Milei tuvo un resonante éxito denunciando esta colusión de intereses particulares, sectoriales, que a la larga sostienen y reproducen lo que él ha llamado el “modelo empobrecedor”. De allí su natural desconfianza hacia la política o, mejor dicho, los políticos, como casta regida por intereses particulares. De allí también su búsqueda de atajos que le permitan no tener que recurrir a la “rosca” política, tan denostada. Rosca que fuera defendida en su momento por un digno representante de la clase política, Emilio Monzó, en un artículo periodístico publicado en La Nación en 2018 titulado, justamente, “Elogio de la rosca”. Quien quiera rastrearlo se encontrará con una oda a la política como búsqueda de acuerdos y consensos, de puntos comunes de coincidencia, aunque el autor no dice cuál es la utilidad, cuál es el fin de esos consensos. Son sólo eso, “rosca” y nada más. No es raro que una de las voces que, entrevistada por los canales de televisión, más se quejó por la decisión de Milei de dar su discurso de asunción fuera del recinto parlamentario fuera, justamente, la de Monzó.
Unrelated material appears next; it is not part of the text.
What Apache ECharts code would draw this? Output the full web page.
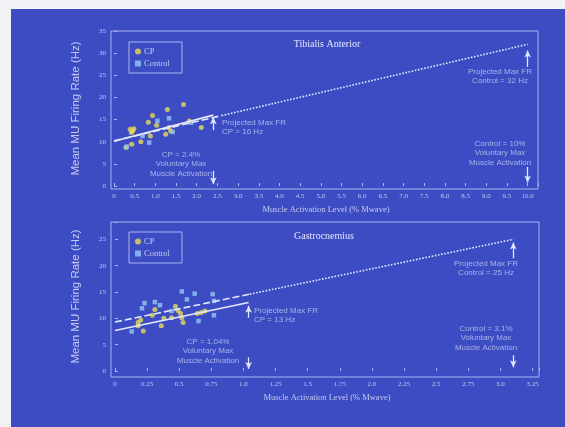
<!DOCTYPE html>
<html>
<head>
<meta charset="utf-8">
<script src="https://cdn.jsdelivr.net/npm/echarts@6/dist/echarts.min.js"></script>
<style>
  html, body { margin: 0; padding: 0; background: #f2f2f6; }
  #c { width: 565px; height: 427px; }
</style>
</head>
<body>
<div id="c"></div>
<script>
// ---- Tibialis anterior (upper panel) ----
const taCP = [[0.29, 8.7], [0.43, 9.4], [0.39, 12.8], [0.45, 12.4], [0.42, 12.1], [0.48, 12.9],
  [0.65, 10.0], [0.83, 14.4], [0.88, 11.3], [0.93, 15.9], [1.03, 13.7], [1.25, 11.7],
  [1.29, 17.3], [1.33, 13.2], [1.37, 12.4], [1.68, 18.4], [1.82, 14.7], [2.11, 13.2]];
const taControl = [[0.31, 8.9], [0.69, 11.3], [0.85, 9.8], [1.05, 14.7], [1.33, 15.3],
  [1.42, 12.2], [1.86, 14.3]];
const taCPFit = [[0, 10.1], [2.4, 16]];
const taControlFit = [[0, 10.2], [2.6, 15.9]];
const taControlProjection = [[2.6, 15.9], [10, 32]];
const taXTicks = ['0', '0.5', '1.0', '1.5', '2.0', '2.5', '3.0', '3.5', '4.0', '4.5', '5.0',
  '5.5', '6.0', '6.5', '7.0', '7.5', '8.0', '8.5', '9.0', '9.5', '10.0'];
const taYTicks = ['0', '5', '10', '15', '20', '25', '30', '35'];

// ---- Gastrocnemius (lower panel) ----
const gaCP = [[0.18, 9.2], [0.18, 8.6], [0.20, 9.7], [0.22, 7.6], [0.29, 10.6], [0.31, 11.7],
  [0.36, 8.6], [0.38, 10.0], [0.44, 10.1], [0.47, 12.3], [0.49, 11.5], [0.51, 10.9],
  [0.52, 10.1], [0.53, 9.2], [0.64, 10.9], [0.67, 11.1], [0.70, 11.4]];
const gaControl = [[0.13, 7.5], [0.21, 11.9], [0.23, 12.9], [0.31, 13.1], [0.35, 12.5],
  [0.44, 11.4], [0.52, 15.1], [0.56, 13.6], [0.62, 14.7], [0.65, 9.5], [0.76, 14.6],
  [0.77, 13.3], [0.77, 10.6]];
const gaCPFit = [[0, 7.7], [1.04, 13]];
const gaControlFit = [[0, 9.3], [1.05, 14.6]];
const gaControlProjection = [[1.05, 14.6], [3.1, 25]];
const gaXTicks = ['0', '0.25', '0.5', '0.75', '1.0', '1.25', '1.5', '1.75', '2.0', '2.25',
  '2.5', '2.75', '3.0', '3.25'];
const gaYTicks = ['0', '5', '10', '15', '20', '25'];

// Projected end points and activation limits quoted in the annotations
const taCPMax = { x: 2.4, y: 16 };
const taControlMax = { x: 10, y: 32 };
const gaCPMax = { x: 1.04, y: 13 };
const gaControlMax = { x: 3.1, y: 25 };

const BG = '#3d4cc2';
const FRAME = '#aab3ee';
const TEXT = '#c3c9f3';
const NOTE = '#a9b2ea';
const LINE = '#e4e8ff';
const YELLOW = '#e6dc58';
const CYAN = '#92c8f2';
const SERIF = '"Liberation Serif", "DejaVu Serif", serif';
const SANS = '"Liberation Sans", Arial, sans-serif';

function tickFormatter(ticks, step) {
  return function (v) {
    const i = Math.round(v / step);
    return Math.abs(i * step - v) < 1e-6 && ticks[i] !== undefined ? ticks[i] : '';
  };
}

// panel geometry
const panels = [
  { left: 114, top: 31, width: 424, height: 155, xMax: 10.25, xStep: 0.5, yMax: 35,
    xOff: 3, yOff: 3, frame: [111, 31, 538, 189] },
  { left: 115, top: 222, width: 424, height: 149, xMax: 3.3, xStep: 0.25, yMax: 28.3,
    xOff: 6, yOff: 4, frame: [111, 222, 539, 377] }
];
const xTicks = [taXTicks, gaXTicks];
const yTicks = [taYTicks, gaYTicks];

const grid = panels.map(p => ({ left: p.left, top: p.top, width: p.width, height: p.height }));

const xAxis = panels.map((p, i) => ({
  type: 'value', gridIndex: i, min: 0, max: p.xMax, interval: p.xStep, offset: p.xOff,
  name: 'Muscle Activation Level (% Mwave)', nameLocation: 'middle', nameGap: 16,
  nameTextStyle: { color: TEXT, fontFamily: SERIF, fontSize: 8.5 },
  axisLine: { show: false },
  axisTick: { show: true, inside: true, length: 3, lineStyle: { color: FRAME } },
  axisLabel: { color: TEXT, fontFamily: SERIF, fontSize: 7, margin: 4,
    formatter: tickFormatter(xTicks[i], p.xStep) },
  splitLine: { show: false }
}));

const yAxis = panels.map((p, i) => ({
  type: 'value', gridIndex: i, min: 0, max: p.yMax, interval: 5, offset: p.yOff,
  name: 'Mean MU Firing Rate (Hz)', nameLocation: 'middle', nameGap: 29, nameRotate: 90,
  nameTextStyle: { color: TEXT, fontFamily: SANS, fontSize: 11.5 },
  axisLine: { show: false },
  axisTick: { show: true, inside: true, length: 3, lineStyle: { color: FRAME } },
  axisLabel: { color: TEXT, fontFamily: SERIF, fontSize: 7, margin: 5,
    formatter: tickFormatter(yTicks[i], 5) },
  splitLine: { show: false }
}));

function scatter(name, data, idx, color, symbol, size) {
  return { name, type: 'scatter', xAxisIndex: idx, yAxisIndex: idx, data, symbol,
    symbolSize: size, itemStyle: { color }, z: 3 };
}
function fitLine(name, data, idx, type, arrows) {
  const s = { name, type: 'line', xAxisIndex: idx, yAxisIndex: idx, data, symbol: 'none',
    lineStyle: { color: LINE, width: 1.6, type }, z: 4, silent: true };
  if (arrows) {
    s.markLine = { silent: true, symbol: ['none', 'arrow'], symbolSize: [5, 7],
      label: { show: false }, lineStyle: { color: LINE, width: 1.3, type: 'solid' },
      data: arrows.map(a => [{ coord: [a[0], a[1]] }, { coord: [a[0], a[2]] }]) };
  }
  return s;
}

const series = [
  scatter('CP', taCP, 0, YELLOW, 'circle', 5),
  scatter('Control', taControl, 0, CYAN, 'rect', 4.5),
  fitLine('CP fit', taCPFit, 0, 'solid', [
    [taCPMax.x, 12.6, 15.5], [taCPMax.x, 3.4, 0.4]]),
  fitLine('Control fit', taControlFit, 0, [7, 3], null),
  fitLine('Control projection', taControlProjection, 0, 'dotted', [
    [taControlMax.x, 26.9, 30.6], [taControlMax.x, 4.3, 0.8]]),
  scatter('CP', gaCP, 1, YELLOW, 'circle', 5),
  scatter('Control', gaControl, 1, CYAN, 'rect', 4.5),
  fitLine('CP fit', gaCPFit, 1, 'solid', [
    [gaCPMax.x, 10.1, 12.4], [gaCPMax.x, 2.6, 0.4]]),
  fitLine('Control fit', gaControlFit, 1, [7, 3], null),
  fitLine('Control projection', gaControlProjection, 1, 'dotted', [
    [gaControlMax.x, 21.4, 24.4], [gaControlMax.x, 3.0, 0.7]])
];

const legendItems = [{ name: 'CP', icon: 'circle' }, { name: 'Control', icon: 'rect' }];
const legend = [42, 232].map(top => ({
  data: legendItems, orient: 'vertical', left: 129, top,
  itemWidth: 6, itemHeight: 6, itemGap: 3,
  padding: [5, 12, 5, 6], borderColor: FRAME, borderWidth: 1,
  textStyle: { color: TEXT, fontFamily: SERIF, fontSize: 8.5, padding: [0, 0, 0, -2] },
  selectedMode: false
}));

function txt(x, y, lines, align, size, color, font) {
  return { type: 'text', x, y, silent: true,
    style: { text: lines.join('\n'), fill: color || NOTE, font: (size || 8) + 'px ' + (font || SANS),
      textAlign: align || 'center', textVerticalAlign: 'top', lineHeight: 9.5 } };
}

const graphic = [
  { type: 'rect', z: -10, shape: { x: 11, y: 9, width: 554, height: 418 }, style: { fill: BG }, silent: true },
  ...panels.map(p => ({ type: 'rect', z: 1, silent: true,
    shape: { x: p.frame[0], y: p.frame[1], width: p.frame[2] - p.frame[0], height: p.frame[3] - p.frame[1] },
    style: { fill: 'none', stroke: FRAME, lineWidth: 1 } })),
  txt(327, 40, ['Tibialis Anterior'], 'center', 10, '#e3e6ff', SERIF),
  txt(324, 232, ['Gastrocnemius'], 'center', 10, '#e3e6ff', SERIF),
  txt(222, 118, ['Projected Max FR', 'CP = ' + taCPMax.y + ' Hz'], 'left'),
  txt(181, 150, ['CP = ' + taCPMax.x + '%', 'Voluntary Max', 'Muscle Activation']),
  txt(500, 67, ['Projected Max FR', 'Control = ' + taControlMax.y + ' Hz']),
  txt(500, 139, ['Control = ' + taControlMax.x + '%', 'Voluntary Max', 'Muscle Activation']),
  txt(254, 306, ['Projected Max FR', 'CP = ' + gaCPMax.y + ' Hz'], 'left'),
  txt(208, 337, ['CP = ' + gaCPMax.x + '%', 'Voluntary Max', 'Muscle Activation']),
  txt(486, 259, ['Projected Max FR', 'Control = ' + gaControlMax.y + ' Hz']),
  txt(486, 324, ['Control = ' + gaControlMax.x + '%', 'Voluntary Max', 'Muscle Activation'])
];

const chart = echarts.init(document.getElementById('c'), null, { renderer: 'canvas' });
chart.setOption({
  backgroundColor: 'transparent',
  animation: false,
  grid, xAxis, yAxis, series, legend, graphic
});
</script>
</body>
</html>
No es raro tampoco que Milei haya demostrado con su palabra y sus actos un sonoro desprecio hacia los cultores de la “rosca”. Y en esto también le damos la razón.
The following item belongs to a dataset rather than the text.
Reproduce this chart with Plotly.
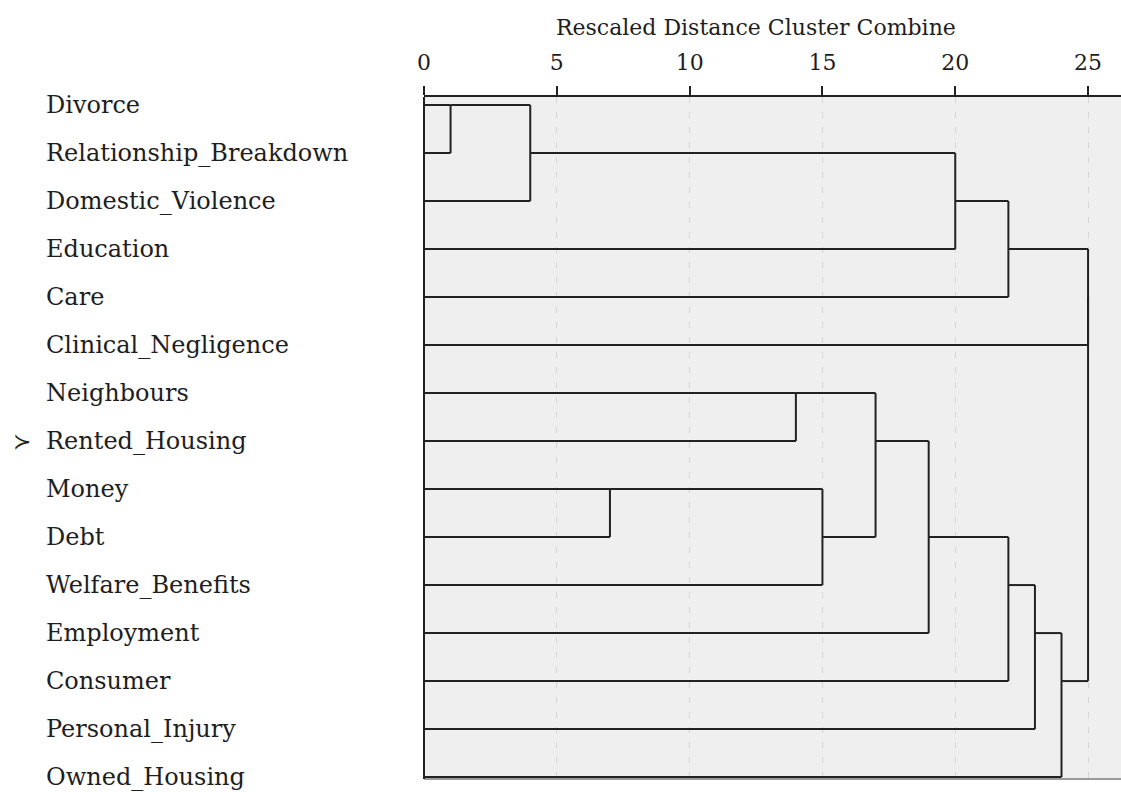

A cuarenta años de la restauración de la democracia, la llegada de un outsider a la presidencia de la Nación es un dato sintomático. Más aún si vemos que ese “extraño” al mundo de la política profesional accede al poder sin estructura partidaria pero con la impactante legitimidad que le otorga el resonante triunfo en el balotaje frente al candidato del poder. Se ha criticado a Milei su tendencia a poner carteles a todos los demás, acusándolos de ser una “casta”. Paradójicamente, aquellos a los que él pone cartelitos son los que ahora le ponen cartelitos a él, calificándolo de antidemocrático. Antes el antidemocrático golpeaba la puerta de los cuarteles, hoy es el que viene de afuera de la política a poner en jaque al sistema mismo. Y, para profundizar la paradoja, en un sistema democrático que se pone en peligro a sí mismo por la falta de respuestas y soluciones, que a consideración de gran parte de la población se ha reducido exclusivamente a procedimiento para la elección de gobernantes, es el voto popular el que ha llevado a este outsider a la primera magistratura.

Un futuro incierto

Más allá de las lógicas dudas e incertidumbres que su presencia en la Rosada despierta, debe destacarse que, hasta ahora, Milei ha hecho –o propuesto- casi exactamente aquello que prometió en la campaña. Además, también debe remarcarse que ha tenido una virtud poco habitual en política: la sinceridad. Me refiero a que en ningún momento ha dejado de indicar el estado calamitoso en que se encuentra el país, sin endulzar el diagnóstico para mitigar el impacto de sus medidas de gobierno. En ese sentido, ha descorrido el telón de retórica, mentiras y promesas tan propio de la política profesional y ha mostrado la cruda realidad, dejando expuestos los kioscos corporativos que tienen loteado el país. Lo que no es poco. Queda esperar, primero, si sus propuestas de gobierno son acompañadas por los diversos actores políticos y sociales, lo que hasta ahora, vistas las marchas, anuncios de huelgas y críticas desde la política, está en duda. Y, segundo, si las soluciones propuestas a los problemas diagnosticados, son las que funcionan. Habrá que armarse de paciencia.

* El autor es profesor universitario de Historia de las Ideas Políticas.